Monday, July 11, 2011

Shadow of the Vampire (2000, E. Elias Merhige)

On the surface, E. Elias Merhige's "Shadow of the Vampire" is a compelling recreation of the production of F.W. Murnau's classic German expressionist masterpiece "Nasferatu". Personally, I am fascinated with Murnau's films and am excessively interested in the blossoming of his most well-known vampire foundation. Yet, "Shadow of the Vampire" left me confused as to what, exactly, Merhige and writer Steven Katz were looking to accomplish with the film. While the origin of "Nosferatu" is intriguing, as well as the mysterious persona of actor Max Schreck, the way in which the film suggests that Schreck was an actual vampire hired for the production was a hard concept to take seriously, in my opinion.

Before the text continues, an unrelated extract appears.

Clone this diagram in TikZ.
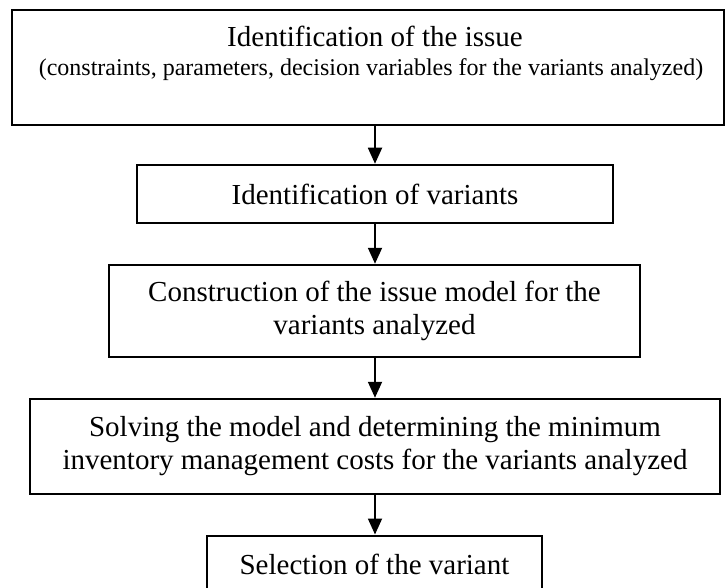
\documentclass[tikz,border=0pt]{standalone}
\usepackage{fontspec}
\setmainfont{Liberation Serif}
\usetikzlibrary{arrows.meta}
\begin{document}
\begin{tikzpicture}[x=1pt,y=1pt,
  box/.style={draw=black, line width=1.5pt, inner sep=0pt, align=center,
    font=\fontsize{29}{33}\selectfont},
  maintext/.style={inner sep=0pt, anchor=base, font=\fontsize{29}{33}\selectfont},
  subtext/.style={inner sep=0pt, anchor=base, font=\fontsize{24}{28}\selectfont},
  flow/.style={line width=1.8pt, -{Triangle[width=14pt,length=16pt]}, shorten >=0.5pt}]
\useasboundingbox (0,0) rectangle (725,-588);
\clip (0,0) rectangle (725,-588);
% boxes
\node[box, minimum width=712, minimum height=115] (b1) at (368,-67.5) {};
\node[maintext] (t1a) at (375,-47) {Identification of the issue};
\node[subtext] (t1b) at (371,-76) {(constraints, parameters, decision variables for the variants analyzed)};
\node[box, minimum width=476, minimum height=58] (b2) at (375,-194) {Identification of variants};
\node[box, minimum width=531, minimum height=92] (b3) at (374.5,-311) {Construction of the issue model for the\\variants analyzed};
\node[box, minimum width=690, minimum height=95] (b4) at (375,-446.5) {Solving the model and determining the minimum\\inventory management costs for the variants analyzed};
\node[box, minimum width=335, minimum height=58, anchor=north] (b5) at (374.5,-535) {Selection of the variant};
% connectors
\draw[flow] (b2.north |- b1.south) -- (b2.north);
\draw[flow] (b2.south) -- (b2.south |- b3.north);
\draw[flow] (b2.south |- b3.south) -- (b2.south |- b4.north);
\draw[flow] (b2.south |- b4.south) -- (b2.south |- b5.north);
\end{tikzpicture}
\end{document}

This was the first real mainstream outing for Merhige whose 1990 film "Begotten" garnered some attention in the horror/art-house underground, prompting Nicholas Cage to produce "Shadow of a Vampire" based on his appreciation of the film maker. Unfortunately, Merhige's auteur "flair" never quite transitioned into his Hollywood efforts ("Suspect Zero" being another disappointing discredit to his unique cinematic outlook that once was). However, if you look at "Shadow of the Vampire" from all different angles, it IS, in fact, an interesting and offbeat film.

Playing ball with what this flick throws at ya, Max Schreck wasn't just a German character actor, but actually an authentic vampire who was secretly hired by accomplished film maker F.W. Murnau for the role of Count Orlok in his up-coming horror film "Nosferatu". The cast and crew were a bit fearful of the method actor's behavior seeing how he never broke character and lived in the castle set used for the film. Not to mention he attacks several members of the team and drinks their blood...

It's a well shot film and every actor gives 110%, yet the slanderous peremptory notion the film takes against Schreck is, again, hard to take seriously. Hell, at times, it's downright funny the way Willem Dafoe portrays Count Orlok with those buck teeth. Yet, I assume this film was driven by the fact that an intact copy of "Nosferatu" is virtually unattainable, hence, Max Schreck's vampire outburst during his eminent death scene have been misplaced over the film's one hundred year existence. Eh. Why not. If you just sit back and enjoy the fantasy and character besmirching that "Shadow of the Vampire" has to offer, it isn't a bad film at all!